The mayor said there is no more important conversation for city leaders to have than about the “housing crisis” as he addressed the “Homes for All” housing summit on May 6 sponsored by the Miami Coalition for the Homeless. Half of the calls the city receives and half of its visits are about affordable housing and the often poor condition of existing affordable housing stock, he said.
“Even through we celebrate the cranes, the construction, the museums, the tunnels, and the eMerge, people are still being evicted from their apartments,” Regalado said. “Families are still found underneath I-95 sleeping in their cars.”
Regalado wants to use Miami’s designation as an EB-5 regional center to attract new affordable housing funds. This program grants visas to foreign investors with at least $500,000 in job-create funds to contribute to a project.

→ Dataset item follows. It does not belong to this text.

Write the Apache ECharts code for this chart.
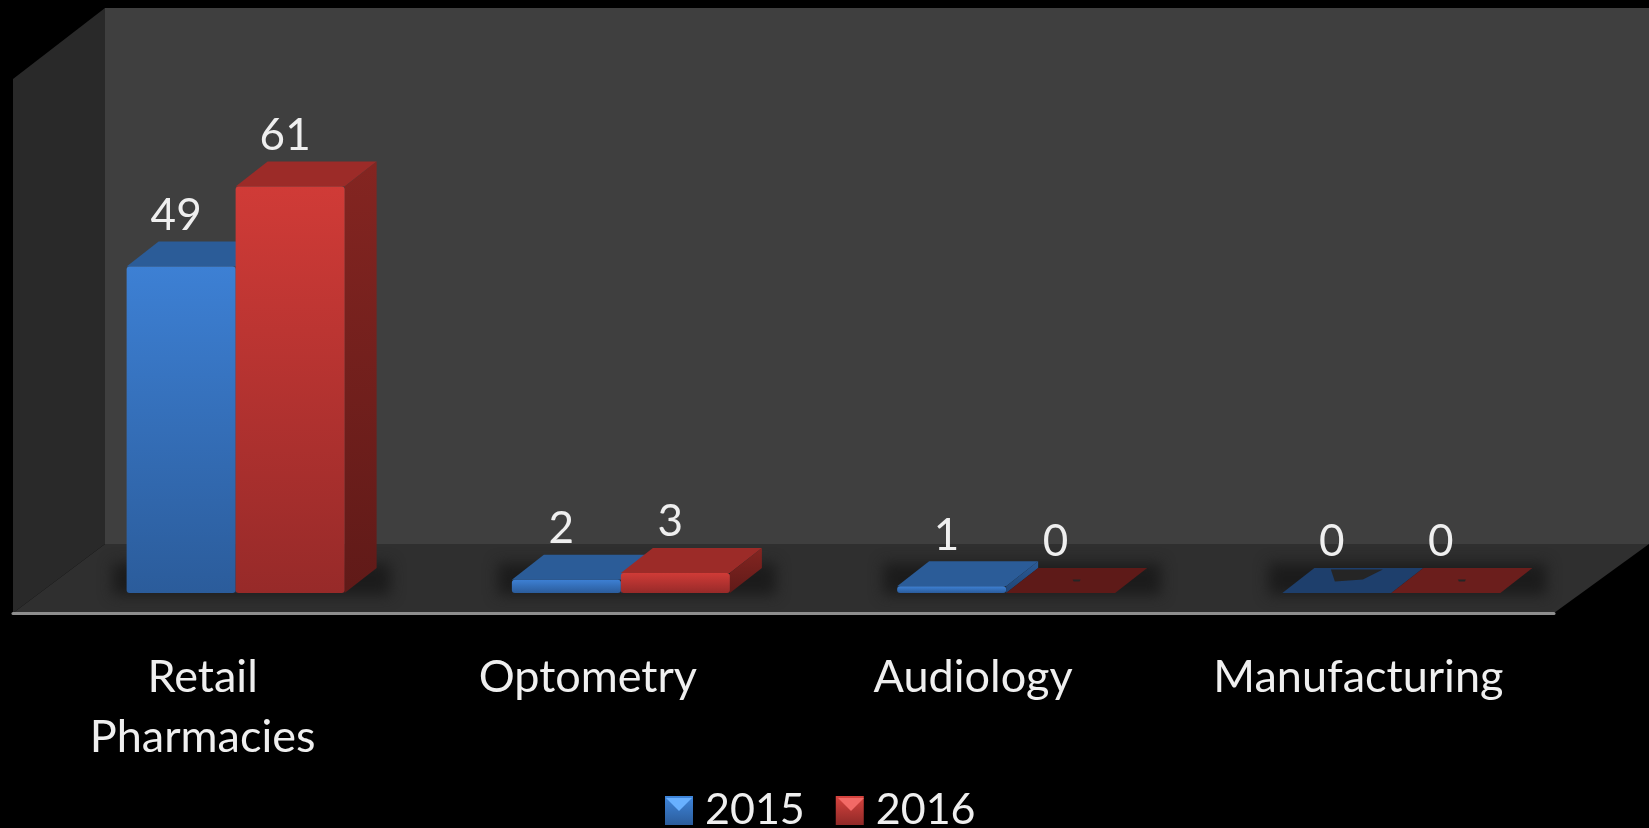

“It is a solid investment,” Regalado said. “It may not have the great return that those Ponzi schemes offer but it does have a return."
Pinnacle Housing Group Partner Michael Wohl said the EB-5 program would be an innovative way to attract affordable housing funds and his company would like to explore it.
In his address to the summit, Miami-Dade Mayor Carlos Gimenez highlighted his initiative to redevelop the Liberty Square affordable housing project, an area ridden with crime and unemployment that he hopes will become a mixed-income community that creates 2,300 jobs. The county has secured $74 million in funds to rebuild Liberty Square.